The global open-label phase 3 AVEX (Avastin in Elderly with Xeloda) trial randomly assigned 280 previously untreated patients 70 years or older with mCRC to receive first-line capecitabine 1,000 mg/m2 alone on days 1-14 (n=140) or in combination with bevacizumab 7.5 mg/kg every 3 weeks (n=140).
At enrollment, median age was 76 (range, 70-87 years) and most patients (91.1%) had an Eastern Cooperative Oncology Group performance status of 0–1. Baseline characteristics were balanced between the two groups.
Bevacizumab plus capecitabine was associated with significantly prolonged PFS, the primary end point, compared with capecitabine alone: a median of 9.1 versus 5.1 months (HR, 0.53; 95% CI: 0.41–0.69; P<0.001).

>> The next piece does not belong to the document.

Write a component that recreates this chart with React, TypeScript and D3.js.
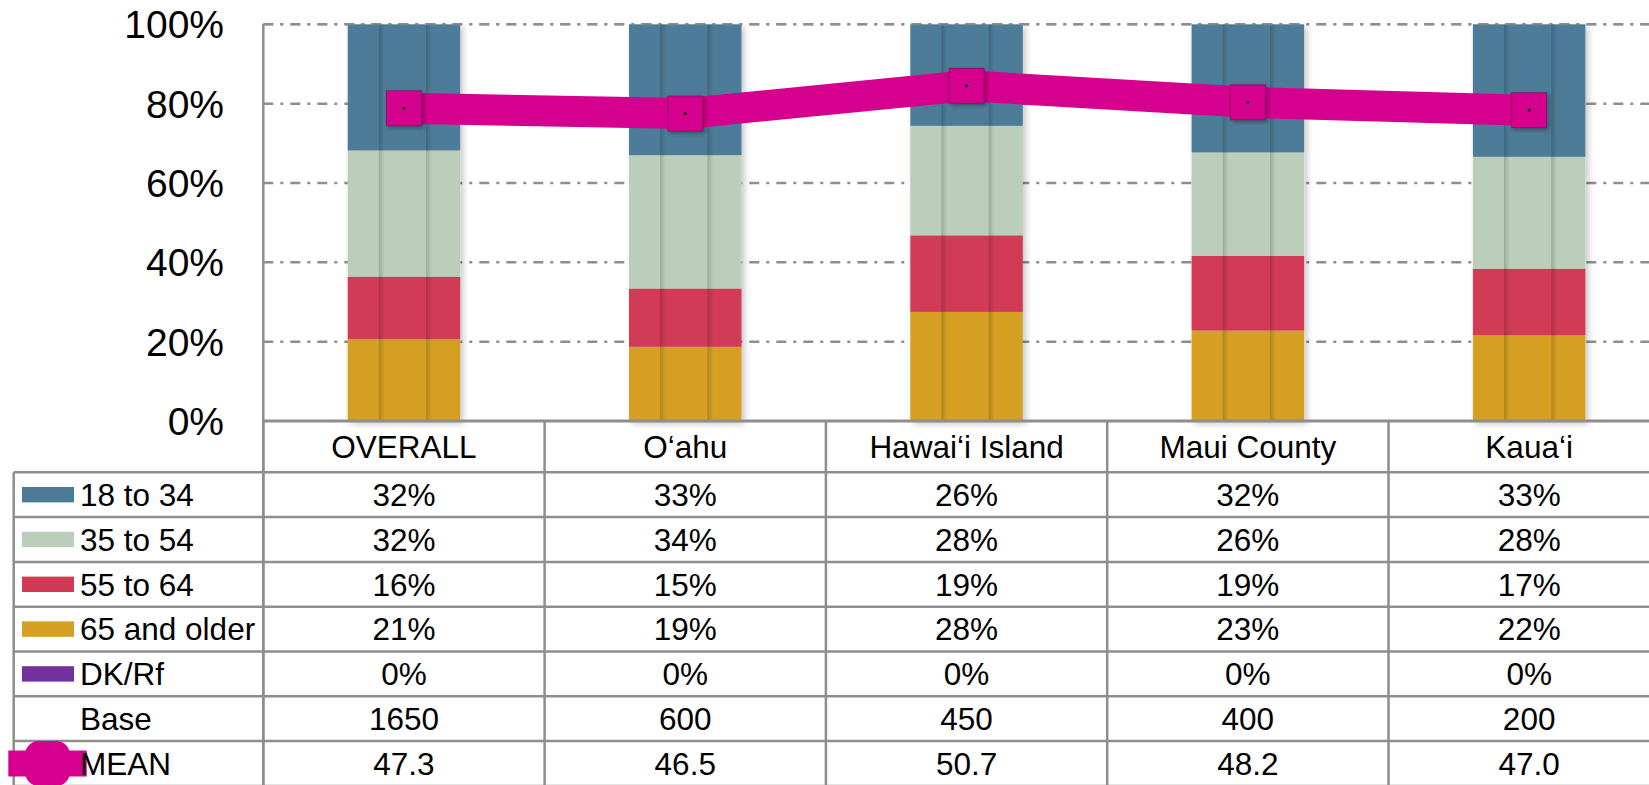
import React from "react";
import * as d3 from "d3";

const categories = ["OVERALL", "O\u2018ahu", "Hawai\u2018i Island", "Maui County", "Kaua\u2018i"];
const age18to34 = [31.8, 33.0, 25.6, 32.3, 33.4];
const age35to54 = [31.8, 33.6, 27.6, 26.1, 28.2];
const age55to64 = [15.8, 14.7, 19.3, 18.8, 16.8];
const age65plus = [20.6, 18.7, 27.5, 22.8, 21.6];
const dkRf = [0, 0, 0, 0, 0];
const bases = [1650, 600, 450, 400, 200];
const means = [47.3, 46.5, 50.7, 48.2, 47.0];
const yTicks = [0, 20, 40, 60, 80, 100];
const gridTicks = [20, 40, 60, 80, 100];

const seriesKeys = ["a65", "a55", "a35", "a18", "dk"];
const seriesInfo: Record<string, { label: string; color: string; values: number[] }> = {
  a18: { label: "18 to 34", color: "#4E7B98", values: age18to34 },
  a35: { label: "35 to 54", color: "#BBCEBB", values: age35to54 },
  a55: { label: "55 to 64", color: "#D13A55", values: age55to64 },
  a65: { label: "65 and older", color: "#D5A024", values: age65plus },
  dk: { label: "DK/Rf", color: "#70309E", values: dkRf },
};
const tableOrder = ["a18", "a35", "a55", "a65", "dk"];
const MEAN_COLOR = "#D6008F";
const GRID = "#8e8e8e";
const FONT = "'Liberation Sans', Arial, Helvetica, sans-serif";

export default function App() {
  const W = 1649;
  const H = 785;
  const axisX = 263.3;
  const bandW = 281.3;
  const plotTop = 24.3;
  const plotBottom = 421;
  const tableLeft = 13.7;
  const headerBottom = 472.3;
  const rowH = 44.8;

  const x = d3.scaleBand<string>().domain(categories).range([axisX, axisX + bandW * categories.length]).padding(0);
  const y = d3.scaleLinear().domain([0, 100]).range([plotBottom, plotTop]);
  const y2 = d3.scaleLinear().domain([0, 60]).range([plotBottom, plotTop]);

  const rows = categories.map((c, i) => {
    const r: any = { cat: c };
    seriesKeys.forEach((k) => (r[k] = seriesInfo[k].values[i]));
    return r;
  });
  const stacked = d3.stack<any>().keys(seriesKeys)(rows);

  const barW = x.bandwidth() * 0.4;
  const cx = (c: string) => (x(c) as number) + x.bandwidth() / 2;

  const linePts: [number, number][] = categories.map((c, i) => [cx(c), y2(means[i])]);
  const lineGen = d3.line().curve(d3.curveLinear);

  const tableRows = [
    ...tableOrder.map((k) => ({
      label: seriesInfo[k].label,
      kind: "swatch",
      color: seriesInfo[k].color,
      cells: seriesInfo[k].values.map((v) => `${Math.round(v)}%`),
    })),
    { label: "Base", kind: "none", color: "", cells: bases.map((b) => `${b}`) },
    { label: "MEAN", kind: "mean", color: MEAN_COLOR, cells: means.map((m) => m.toFixed(1)) },
  ];

  const colEdges = d3.range(categories.length + 1).map((i) => axisX + i * bandW);
  const fs = 31.5;

  return (
    <div style={{ position: "absolute", left: 0, top: 0, width: W, height: H, overflow: "hidden", background: "#fff" }}>
      <svg width={W} height={H} style={{ display: "block", fontFamily: FONT }}>
        <defs>
          <filter id="barShadow" x="-20%" y="-5%" width="140%" height="110%">
            <feDropShadow dx="3" dy="3" stdDeviation="3" floodColor="#000" floodOpacity="0.22" />
          </filter>
          <filter id="mkShadow" x="-40%" y="-40%" width="180%" height="180%">
            <feDropShadow dx="2" dy="2" stdDeviation="2" floodColor="#000" floodOpacity="0.35" />
          </filter>
          <linearGradient id="stripeGrad" x1="0" x2="1" y1="0" y2="0">
            <stop offset="0" stopColor="#000" stopOpacity="0.18" />
            <stop offset="0.4" stopColor="#000" stopOpacity="0.1" />
            <stop offset="1" stopColor="#000" stopOpacity="0" />
          </linearGradient>
        </defs>

        {/* gridlines */}
        {gridTicks.map((t) => (
          <line key={t} x1={axisX} x2={W} y1={y(t)} y2={y(t)} stroke={GRID} strokeWidth={2.5} strokeDasharray="10 7 3 7" />
        ))}

        {/* y tick labels */}
        {yTicks.map((t) => (
          <text key={t} x={224} y={y(t)} dy="0.36em" textAnchor="end" fontSize={39} fill="#000">
            {`${t}%`}
          </text>
        ))}

        {/* bars */}
        {categories.map((c, i) => {
          const x0 = cx(c) - barW / 2;
          return (
            <g key={c}>
              <g filter="url(#barShadow)">
                {stacked.map((s) => {
                  const d = s[i];
                  const h = y(d[0]) - y(d[1]);
                  if (h <= 0) return null;
                  return <rect key={s.key} x={x0} y={y(d[1])} width={barW} height={h} fill={seriesInfo[s.key].color} />;
                })}
              </g>
              {[0.29, 0.71].map((f) => (
                <rect key={f} x={x0 + barW * f - 1.5} y={y(100)} width={6} height={y(0) - y(100)} fill="url(#stripeGrad)" />
              ))}
            </g>
          );
        })}

        {/* top gridline over bars */}
        <line x1={axisX} x2={W} y1={y(100)} y2={y(100)} stroke={GRID} strokeWidth={2.5} strokeDasharray="10 7 3 7" opacity={0.6} />

        {/* axis lines */}
        <line x1={axisX} x2={axisX} y1={plotTop} y2={H} stroke={GRID} strokeWidth={2.5} />
        <line x1={axisX} x2={W} y1={plotBottom} y2={plotBottom} stroke={GRID} strokeWidth={3} />

        {/* mean line */}
        <path d={lineGen(linePts) || ""} fill="none" stroke={MEAN_COLOR} strokeWidth={31} strokeLinejoin="miter" />
        {linePts.map(([px, py], i) => (
          <g key={i}>
            <rect x={px - 17.5} y={py - 17.5} width={35} height={35} fill={MEAN_COLOR} stroke="#7a0050" strokeOpacity={0.6} strokeWidth={1} filter="url(#mkShadow)" />
            <rect x={px - 1.3} y={py - 1.3} width={2.6} height={2.6} fill="#000" />
          </g>
        ))}

        {/* table: header vertical dividers */}
        {colEdges.map((ex, i) => (
          <line key={i} x1={ex} x2={ex} y1={plotBottom} y2={H} stroke={GRID} strokeWidth={2.5} />
        ))}
        {/* table header labels */}
        {categories.map((c) => (
          <text key={c} x={cx(c)} y={(plotBottom + headerBottom) / 2} dy="0.36em" textAnchor="middle" fontSize={fs} fill="#000">
            {c}
          </text>
        ))}
        {/* left column border */}
        <line x1={tableLeft} x2={tableLeft} y1={headerBottom} y2={H} stroke={GRID} strokeWidth={2.5} />
        {/* horizontal row lines */}
        {d3.range(tableRows.length + 1).map((r) => (
          <line key={r} x1={tableLeft} x2={W} y1={headerBottom + r * rowH} y2={headerBottom + r * rowH} stroke={GRID} strokeWidth={2.5} />
        ))}
        {tableRows.map((row, r) => {
          const cy = headerBottom + r * rowH + rowH / 2;
          return (
            <g key={row.label}>
              {row.kind === "swatch" && <rect x={22} y={cy - 7.7} width={52} height={15.4} fill={row.color} />}
              {row.kind === "mean" && (
                <g>
                  <rect x={8.3} y={cy - 13} width={78.4} height={26} fill={MEAN_COLOR} />
                  <rect x={25} y={cy - 22.5} width={45} height={45} rx={14} fill={MEAN_COLOR} />
                </g>
              )}
              <text x={80} y={cy} dy="0.36em" fontSize={fs} fill="#000">
                {row.label}
              </text>
              {row.cells.map((v, i) => (
                <text key={i} x={cx(categories[i])} y={cy} dy="0.36em" textAnchor="middle" fontSize={fs} fill="#000">
                  {v}
                </text>
              ))}
            </g>
          );
        })}
      </svg>
    </div>
  );
}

Overall response rate was also significantly improved in the bevacizumab plus capecitabine arm: 19.3% versus 10.0% in the capecitabine-alone arm (P=0.042). Overall survival (OS), a secondary end point, was longer in patients in the combination arm—median of 20.7 versus 16.8 months (HR, 0.79; 95% CI: 0.57-1.09; P=0.182)—however, the difference did not reach statistical significance and the study was not powered to show a difference in OS between treatment arms, Dr. Cunningham reported.
Grade ≥3 adverse events occurred in 59% of the patients in the bevacizumab plus capecitabine arm and 44.1% of those in the capecitabine-alone arm.
“Treatment was in general well tolerated and the safety profile consistent with previously reported data for bevacizumab plus capecitabine,” he noted.
The 2013 Gastrointestinal Cancers Symposium is co-sponsored by the American Gastroenterological Association (AGA) Institute, the American Society of Clinical Oncology (ASCO), the American Society for Radiation Oncology (ASTRO), and the Society of Surgical Oncology (SSO).